The problem: Find the lines with the string "this" and return them.

═══ Data for processing

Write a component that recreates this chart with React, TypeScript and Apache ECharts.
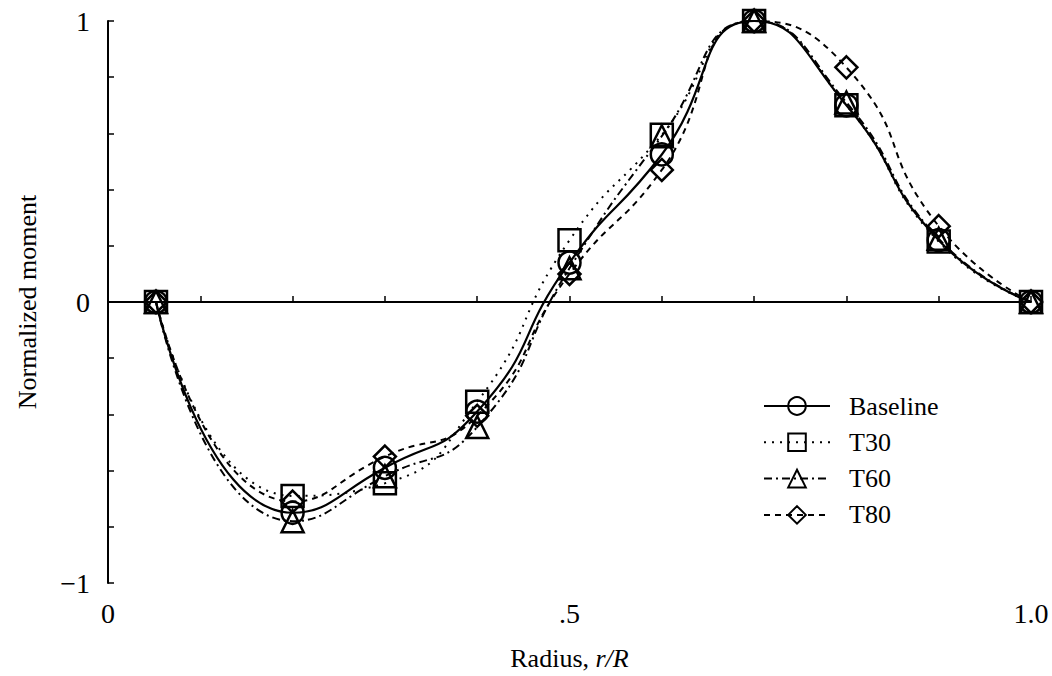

══════
═══ Data for processing

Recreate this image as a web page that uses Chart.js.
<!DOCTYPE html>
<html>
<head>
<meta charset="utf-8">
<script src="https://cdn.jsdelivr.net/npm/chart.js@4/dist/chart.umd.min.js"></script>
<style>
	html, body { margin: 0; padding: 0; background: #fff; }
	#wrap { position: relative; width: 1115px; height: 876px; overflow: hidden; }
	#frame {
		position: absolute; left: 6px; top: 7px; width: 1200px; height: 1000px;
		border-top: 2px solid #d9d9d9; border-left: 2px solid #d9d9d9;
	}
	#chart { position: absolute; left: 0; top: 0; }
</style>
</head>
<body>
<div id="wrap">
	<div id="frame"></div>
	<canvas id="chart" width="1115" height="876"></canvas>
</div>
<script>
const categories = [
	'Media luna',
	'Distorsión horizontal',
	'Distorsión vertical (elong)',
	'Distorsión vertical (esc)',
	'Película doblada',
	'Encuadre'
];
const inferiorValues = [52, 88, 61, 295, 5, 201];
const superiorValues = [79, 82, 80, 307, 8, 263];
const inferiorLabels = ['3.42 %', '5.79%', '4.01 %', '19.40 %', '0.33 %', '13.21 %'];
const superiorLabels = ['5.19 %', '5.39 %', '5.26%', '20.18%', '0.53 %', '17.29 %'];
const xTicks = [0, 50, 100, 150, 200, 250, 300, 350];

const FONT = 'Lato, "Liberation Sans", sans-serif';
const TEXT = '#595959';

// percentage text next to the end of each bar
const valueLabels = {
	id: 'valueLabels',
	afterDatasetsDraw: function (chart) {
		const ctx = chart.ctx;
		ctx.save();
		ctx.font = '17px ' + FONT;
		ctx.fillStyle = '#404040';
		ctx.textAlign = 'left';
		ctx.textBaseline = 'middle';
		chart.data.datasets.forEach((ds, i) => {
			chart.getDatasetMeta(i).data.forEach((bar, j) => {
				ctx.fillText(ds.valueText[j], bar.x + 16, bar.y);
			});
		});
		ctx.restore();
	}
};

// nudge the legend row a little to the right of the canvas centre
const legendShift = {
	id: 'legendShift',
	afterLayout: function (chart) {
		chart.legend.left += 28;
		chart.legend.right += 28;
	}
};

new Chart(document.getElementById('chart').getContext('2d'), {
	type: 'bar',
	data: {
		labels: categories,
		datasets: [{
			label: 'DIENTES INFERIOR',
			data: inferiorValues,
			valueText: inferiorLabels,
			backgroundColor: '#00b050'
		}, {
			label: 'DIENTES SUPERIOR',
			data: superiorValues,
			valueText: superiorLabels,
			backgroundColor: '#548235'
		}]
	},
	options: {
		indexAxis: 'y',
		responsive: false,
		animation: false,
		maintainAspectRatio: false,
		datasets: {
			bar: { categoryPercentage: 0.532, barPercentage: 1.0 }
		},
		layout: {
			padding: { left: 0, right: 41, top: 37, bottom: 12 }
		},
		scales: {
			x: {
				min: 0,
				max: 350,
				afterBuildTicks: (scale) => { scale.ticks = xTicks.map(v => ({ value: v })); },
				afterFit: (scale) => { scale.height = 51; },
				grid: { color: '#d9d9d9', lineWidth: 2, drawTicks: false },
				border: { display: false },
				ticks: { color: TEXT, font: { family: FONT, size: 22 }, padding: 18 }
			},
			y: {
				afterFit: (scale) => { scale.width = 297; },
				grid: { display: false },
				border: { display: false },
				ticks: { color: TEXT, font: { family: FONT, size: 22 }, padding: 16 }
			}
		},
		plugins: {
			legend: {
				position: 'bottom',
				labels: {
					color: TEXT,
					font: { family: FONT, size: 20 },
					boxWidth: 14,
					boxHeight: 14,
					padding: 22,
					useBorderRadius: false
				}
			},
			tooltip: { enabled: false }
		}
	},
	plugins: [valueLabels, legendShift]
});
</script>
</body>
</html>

══════

Solved exercise:
Write a component that recreates this chart with React, TypeScript and Apache ECharts.
Recreate this image as a web page that uses Chart.js.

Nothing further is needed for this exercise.